Keep The Main Thing, “The Main Thing”

I’m a prolific reader. I love to read about how to start and scale companies.

I used to buy everything I heard my favorite bloggers recommend. But I couldn’t focus on what I really needed to know and limit myself to just reading that.

If you’re like me you have a large pile of books sitting next to your desk waiting to be read…and this can cause stress and anxiety – stress in that I have too much to do, and anxiety in that I believe I need the information in those books to be successful.  

John Maxwell talks about keeping “the main thing the main thing” in Chapter 12 of “Leadership Gold” and then again in chapter 17 of “21 Irrefutable Laws of Leadership” – The Law of Priorities.

He asks the following 3 questions to identify the main thing:

  1. What is required of me?
  2. What gives me the greatest return?
  3. What is the most rewarding?

Firstly, what is ‘required’ of me is the easiest to ascertain. It’s your basic job description. What do you need to do today that is expected of you? Simple.

It takes much longer to figure out your greatest ‘return’ and greatest ‘reward’, though.

Secondly, identifying your greatest ‘return’ boils down to the 80/20-rule.

You feel you need to keep up with so many excellent books being published every week. You think you’ll miss out if you don’t attend next month’s newest conference. And what happens if you don’t buy the latest moneymaking program that guarantees you higher profits and success? There are just too many distractions…

Identify your “main thing.” If you accomplish it, will it lead you in the direction of your goal? If so, then don’t start anything new until you complete it!

Here’s a trick I employ to help me: each night I determine the top 6 things I want to accomplish the next day. If during the day something new pops up – my shiny object for that day – instead of dropping everything and working on it, I’ll put it aside and not look at it.
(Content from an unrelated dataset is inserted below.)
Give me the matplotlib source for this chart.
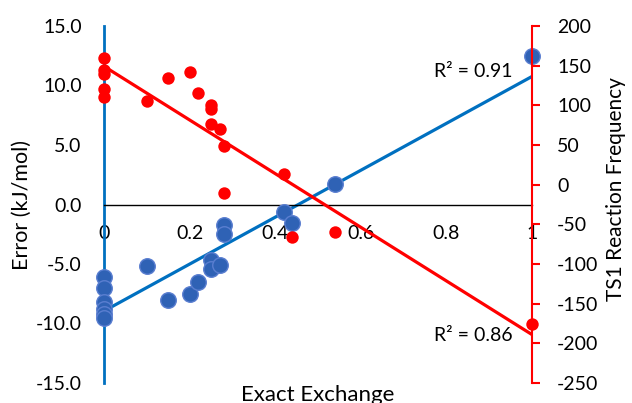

If during my review that evening it makes my top 6 for the next day, that is, if it’s important and aligned with my long-term focus, it stays on my list, otherwise it gets thrown out. Most of the time it gets discarded.

Finally, identifying your greatest ‘reward’ is often overlooked. It should be the most fulfilling thing for you to do. As business owners we drive ourselves very hard and the one thing we are not, is kind to ourselves. Even if we knew our greatest reward, we sometimes don’t allow ourselves to go there.

So what are you doing that gives you the greatest ‘reward’? If your business is all work and no fun, you’re missing out on life.

To understand your 3Rs (required, return, and reward) you must work, and then reflect – work and then reflect, over and over again…and only then will you grow.